• **Supplied material**
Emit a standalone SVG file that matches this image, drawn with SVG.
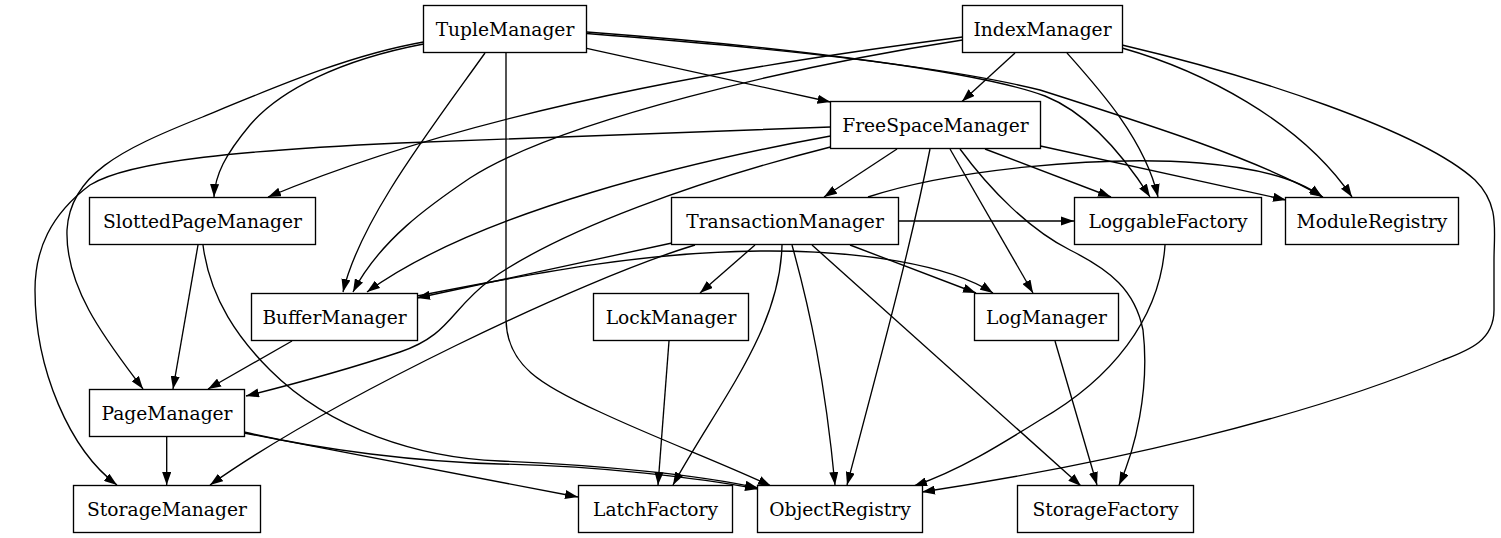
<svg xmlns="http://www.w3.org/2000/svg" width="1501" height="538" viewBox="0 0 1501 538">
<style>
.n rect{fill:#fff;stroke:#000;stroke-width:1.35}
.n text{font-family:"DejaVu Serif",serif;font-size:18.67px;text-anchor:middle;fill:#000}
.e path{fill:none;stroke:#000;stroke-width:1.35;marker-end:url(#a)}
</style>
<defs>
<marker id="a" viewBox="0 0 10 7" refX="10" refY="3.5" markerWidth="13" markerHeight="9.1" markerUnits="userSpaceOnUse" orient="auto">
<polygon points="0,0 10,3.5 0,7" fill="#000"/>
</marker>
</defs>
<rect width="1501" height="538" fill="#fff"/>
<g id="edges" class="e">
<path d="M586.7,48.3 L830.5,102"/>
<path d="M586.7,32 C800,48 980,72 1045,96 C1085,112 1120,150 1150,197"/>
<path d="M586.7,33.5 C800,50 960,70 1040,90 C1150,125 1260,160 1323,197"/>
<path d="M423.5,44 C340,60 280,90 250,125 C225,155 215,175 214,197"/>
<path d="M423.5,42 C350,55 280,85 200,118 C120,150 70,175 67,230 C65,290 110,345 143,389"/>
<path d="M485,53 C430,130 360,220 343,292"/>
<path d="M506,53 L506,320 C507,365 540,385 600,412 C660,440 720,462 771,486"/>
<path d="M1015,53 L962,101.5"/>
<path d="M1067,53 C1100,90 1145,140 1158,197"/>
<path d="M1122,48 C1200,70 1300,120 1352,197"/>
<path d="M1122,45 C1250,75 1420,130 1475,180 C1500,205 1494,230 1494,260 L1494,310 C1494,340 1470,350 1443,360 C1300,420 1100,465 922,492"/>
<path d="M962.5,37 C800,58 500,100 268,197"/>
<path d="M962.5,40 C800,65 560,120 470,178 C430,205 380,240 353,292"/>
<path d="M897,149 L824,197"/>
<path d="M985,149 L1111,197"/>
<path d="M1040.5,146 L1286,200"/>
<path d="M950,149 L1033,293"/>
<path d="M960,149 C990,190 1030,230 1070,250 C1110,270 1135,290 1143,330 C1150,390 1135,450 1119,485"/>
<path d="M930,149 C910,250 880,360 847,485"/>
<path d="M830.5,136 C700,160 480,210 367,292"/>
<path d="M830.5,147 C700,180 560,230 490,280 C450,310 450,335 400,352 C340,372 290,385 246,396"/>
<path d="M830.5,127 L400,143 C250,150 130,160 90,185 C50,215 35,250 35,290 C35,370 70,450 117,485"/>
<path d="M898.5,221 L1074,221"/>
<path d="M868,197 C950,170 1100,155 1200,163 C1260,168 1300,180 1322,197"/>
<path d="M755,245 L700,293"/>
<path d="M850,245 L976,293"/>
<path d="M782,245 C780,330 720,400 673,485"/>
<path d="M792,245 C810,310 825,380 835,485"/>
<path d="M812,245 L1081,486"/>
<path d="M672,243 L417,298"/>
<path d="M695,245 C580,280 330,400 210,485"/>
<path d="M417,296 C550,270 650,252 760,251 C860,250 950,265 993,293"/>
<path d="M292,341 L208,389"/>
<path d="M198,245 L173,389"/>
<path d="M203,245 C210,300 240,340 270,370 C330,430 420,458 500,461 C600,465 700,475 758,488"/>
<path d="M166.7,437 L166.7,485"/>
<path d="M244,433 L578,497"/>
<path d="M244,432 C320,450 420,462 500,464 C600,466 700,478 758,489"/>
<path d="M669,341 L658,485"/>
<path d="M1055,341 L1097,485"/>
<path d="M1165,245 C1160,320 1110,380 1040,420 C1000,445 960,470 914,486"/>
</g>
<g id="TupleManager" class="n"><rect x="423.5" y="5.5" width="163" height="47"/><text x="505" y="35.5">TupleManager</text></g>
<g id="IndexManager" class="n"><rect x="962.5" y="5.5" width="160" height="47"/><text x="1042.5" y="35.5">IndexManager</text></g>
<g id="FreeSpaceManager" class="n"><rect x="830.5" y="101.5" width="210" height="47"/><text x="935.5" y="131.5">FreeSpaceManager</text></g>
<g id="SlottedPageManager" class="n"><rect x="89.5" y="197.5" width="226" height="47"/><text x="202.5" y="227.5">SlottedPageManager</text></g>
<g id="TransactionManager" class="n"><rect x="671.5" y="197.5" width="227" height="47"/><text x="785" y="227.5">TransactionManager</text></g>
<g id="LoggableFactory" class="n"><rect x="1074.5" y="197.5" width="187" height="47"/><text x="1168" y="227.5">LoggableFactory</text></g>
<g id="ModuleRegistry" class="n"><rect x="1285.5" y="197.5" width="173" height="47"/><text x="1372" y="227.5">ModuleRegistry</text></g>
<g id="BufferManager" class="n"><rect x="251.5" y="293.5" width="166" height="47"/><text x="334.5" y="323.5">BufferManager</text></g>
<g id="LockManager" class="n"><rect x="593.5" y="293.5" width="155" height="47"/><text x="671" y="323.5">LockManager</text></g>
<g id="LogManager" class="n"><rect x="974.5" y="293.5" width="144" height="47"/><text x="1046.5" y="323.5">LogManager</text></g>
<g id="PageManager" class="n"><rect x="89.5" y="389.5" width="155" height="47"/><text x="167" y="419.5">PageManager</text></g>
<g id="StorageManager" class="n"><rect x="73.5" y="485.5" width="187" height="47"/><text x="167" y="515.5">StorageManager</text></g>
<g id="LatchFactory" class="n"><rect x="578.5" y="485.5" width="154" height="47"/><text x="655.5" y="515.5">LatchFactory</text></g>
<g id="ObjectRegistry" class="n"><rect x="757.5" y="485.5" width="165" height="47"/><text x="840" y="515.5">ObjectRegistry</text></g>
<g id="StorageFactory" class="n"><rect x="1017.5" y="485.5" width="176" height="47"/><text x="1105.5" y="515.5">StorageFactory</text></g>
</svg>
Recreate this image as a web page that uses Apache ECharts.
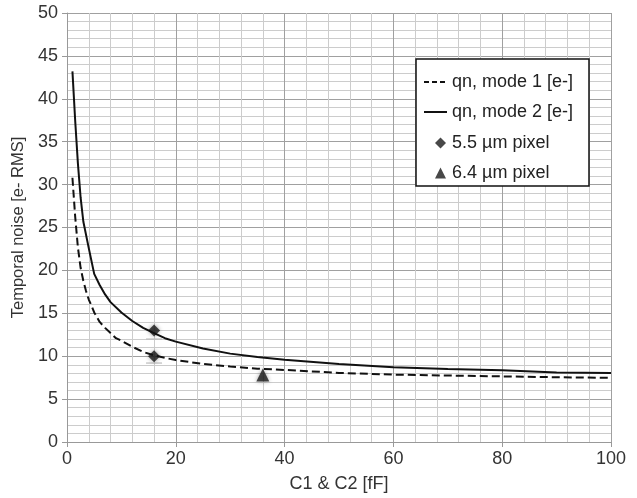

• **Exercise instructions**
Without the pictures, return the entries exactly as they appear.

• **Result for this exercise**
Emit a standalone SVG file that matches this image, drawn with SVG.
<svg xmlns="http://www.w3.org/2000/svg" width="1501" height="538" viewBox="0 0 1501 538">
<style>
.n rect{fill:#fff;stroke:#000;stroke-width:1.35}
.n text{font-family:"DejaVu Serif",serif;font-size:18.67px;text-anchor:middle;fill:#000}
.e path{fill:none;stroke:#000;stroke-width:1.35;marker-end:url(#a)}
</style>
<defs>
<marker id="a" viewBox="0 0 10 7" refX="10" refY="3.5" markerWidth="13" markerHeight="9.1" markerUnits="userSpaceOnUse" orient="auto">
<polygon points="0,0 10,3.5 0,7" fill="#000"/>
</marker>
</defs>
<rect width="1501" height="538" fill="#fff"/>
<g id="edges" class="e">
<path d="M586.7,48.3 L830.5,102"/>
<path d="M586.7,32 C800,48 980,72 1045,96 C1085,112 1120,150 1150,197"/>
<path d="M586.7,33.5 C800,50 960,70 1040,90 C1150,125 1260,160 1323,197"/>
<path d="M423.5,44 C340,60 280,90 250,125 C225,155 215,175 214,197"/>
<path d="M423.5,42 C350,55 280,85 200,118 C120,150 70,175 67,230 C65,290 110,345 143,389"/>
<path d="M485,53 C430,130 360,220 343,292"/>
<path d="M506,53 L506,320 C507,365 540,385 600,412 C660,440 720,462 771,486"/>
<path d="M1015,53 L962,101.5"/>
<path d="M1067,53 C1100,90 1145,140 1158,197"/>
<path d="M1122,48 C1200,70 1300,120 1352,197"/>
<path d="M1122,45 C1250,75 1420,130 1475,180 C1500,205 1494,230 1494,260 L1494,310 C1494,340 1470,350 1443,360 C1300,420 1100,465 922,492"/>
<path d="M962.5,37 C800,58 500,100 268,197"/>
<path d="M962.5,40 C800,65 560,120 470,178 C430,205 380,240 353,292"/>
<path d="M897,149 L824,197"/>
<path d="M985,149 L1111,197"/>
<path d="M1040.5,146 L1286,200"/>
<path d="M950,149 L1033,293"/>
<path d="M960,149 C990,190 1030,230 1070,250 C1110,270 1135,290 1143,330 C1150,390 1135,450 1119,485"/>
<path d="M930,149 C910,250 880,360 847,485"/>
<path d="M830.5,136 C700,160 480,210 367,292"/>
<path d="M830.5,147 C700,180 560,230 490,280 C450,310 450,335 400,352 C340,372 290,385 246,396"/>
<path d="M830.5,127 L400,143 C250,150 130,160 90,185 C50,215 35,250 35,290 C35,370 70,450 117,485"/>
<path d="M898.5,221 L1074,221"/>
<path d="M868,197 C950,170 1100,155 1200,163 C1260,168 1300,180 1322,197"/>
<path d="M755,245 L700,293"/>
<path d="M850,245 L976,293"/>
<path d="M782,245 C780,330 720,400 673,485"/>
<path d="M792,245 C810,310 825,380 835,485"/>
<path d="M812,245 L1081,486"/>
<path d="M672,243 L417,298"/>
<path d="M695,245 C580,280 330,400 210,485"/>
<path d="M417,296 C550,270 650,252 760,251 C860,250 950,265 993,293"/>
<path d="M292,341 L208,389"/>
<path d="M198,245 L173,389"/>
<path d="M203,245 C210,300 240,340 270,370 C330,430 420,458 500,461 C600,465 700,475 758,488"/>
<path d="M166.7,437 L166.7,485"/>
<path d="M244,433 L578,497"/>
<path d="M244,432 C320,450 420,462 500,464 C600,466 700,478 758,489"/>
<path d="M669,341 L658,485"/>
<path d="M1055,341 L1097,485"/>
<path d="M1165,245 C1160,320 1110,380 1040,420 C1000,445 960,470 914,486"/>
</g>
<g id="TupleManager" class="n"><rect x="423.5" y="5.5" width="163" height="47"/><text x="505" y="35.5">TupleManager</text></g>
<g id="IndexManager" class="n"><rect x="962.5" y="5.5" width="160" height="47"/><text x="1042.5" y="35.5">IndexManager</text></g>
<g id="FreeSpaceManager" class="n"><rect x="830.5" y="101.5" width="210" height="47"/><text x="935.5" y="131.5">FreeSpaceManager</text></g>
<g id="SlottedPageManager" class="n"><rect x="89.5" y="197.5" width="226" height="47"/><text x="202.5" y="227.5">SlottedPageManager</text></g>
<g id="TransactionManager" class="n"><rect x="671.5" y="197.5" width="227" height="47"/><text x="785" y="227.5">TransactionManager</text></g>
<g id="LoggableFactory" class="n"><rect x="1074.5" y="197.5" width="187" height="47"/><text x="1168" y="227.5">LoggableFactory</text></g>
<g id="ModuleRegistry" class="n"><rect x="1285.5" y="197.5" width="173" height="47"/><text x="1372" y="227.5">ModuleRegistry</text></g>
<g id="BufferManager" class="n"><rect x="251.5" y="293.5" width="166" height="47"/><text x="334.5" y="323.5">BufferManager</text></g>
<g id="LockManager" class="n"><rect x="593.5" y="293.5" width="155" height="47"/><text x="671" y="323.5">LockManager</text></g>
<g id="LogManager" class="n"><rect x="974.5" y="293.5" width="144" height="47"/><text x="1046.5" y="323.5">LogManager</text></g>
<g id="PageManager" class="n"><rect x="89.5" y="389.5" width="155" height="47"/><text x="167" y="419.5">PageManager</text></g>
<g id="StorageManager" class="n"><rect x="73.5" y="485.5" width="187" height="47"/><text x="167" y="515.5">StorageManager</text></g>
<g id="LatchFactory" class="n"><rect x="578.5" y="485.5" width="154" height="47"/><text x="655.5" y="515.5">LatchFactory</text></g>
<g id="ObjectRegistry" class="n"><rect x="757.5" y="485.5" width="165" height="47"/><text x="840" y="515.5">ObjectRegistry</text></g>
<g id="StorageFactory" class="n"><rect x="1017.5" y="485.5" width="176" height="47"/><text x="1105.5" y="515.5">StorageFactory</text></g>
</svg>
Recreate this image as a web page that uses Apache ECharts.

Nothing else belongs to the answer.